Initially creating an estate plan is an excellent decision to plan for your future. It gives your heirs a blueprint that they can follow and instructions on how to do things like dividing your assets, splitting up a family business, dividing financial accounts and much more.
But it’s important not to assume that an estate plan will always work simply because it has been drafted. When life changes, the estate plan needs to be updated to match. Below are a few life events that can tell you that it’s time to make these updates and ensure that your plan is current again.
First and foremost, your personal relationships may change. Perhaps you were married when you made that first will, and you have since gotten divorced. Or perhaps you had already gotten divorced when you made the plan, and you’ve now gotten remarried. Regardless of the specifics, when the object of your affection changes, updates may be needed to your estate plan.
You recently moved
If you created an estate plan somewhere other than New York, it may need to be updated just because you moved to the state. Keep in mind that estate planning laws, tax regulations and other details can be vastly different from state to state. It’s important to go over your plan and make sure it will actually hold up.
You gain or lose assets
In some cases, people will intentionally sell off assets as they grow older. You may have initially put a family business or your family home into the estate plan. But if you have sold these, then you need to remove them from the plan and make adjustments to divide the earnings between your heirs.
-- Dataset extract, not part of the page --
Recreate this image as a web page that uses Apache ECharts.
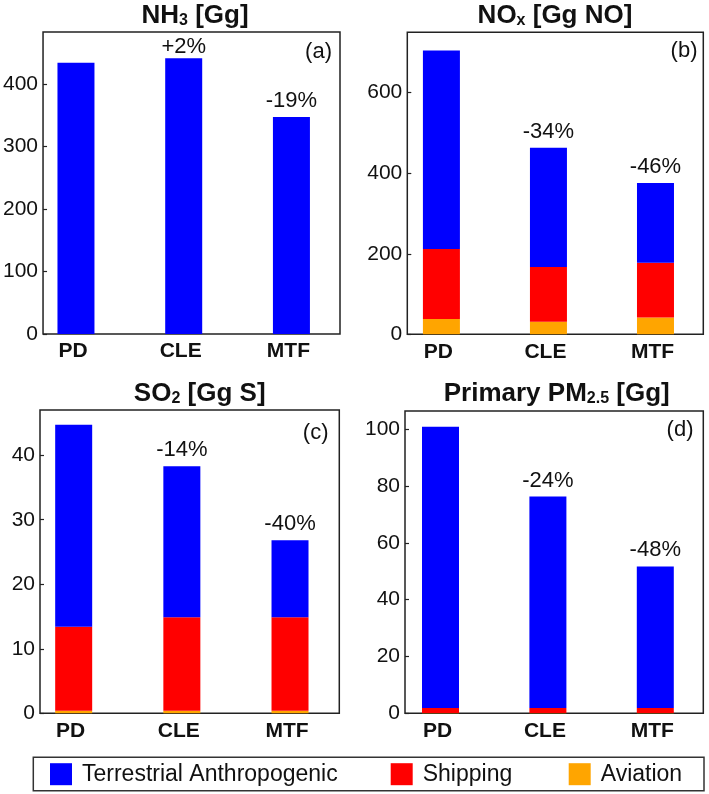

But the same goes for a situation in which you have gained substantial assets. Perhaps your own parents passed away and left you an inheritance, maybe you started earning far more money than you were previously, maybe you benefited from a life insurance payout, or something else entirely. If you have substantially more assets now, it’s worth updating the plan so that they are included.
These are just a few examples of key life events to keep an eye on. Be sure you know exactly what legal steps to take to draft or update your estate plan.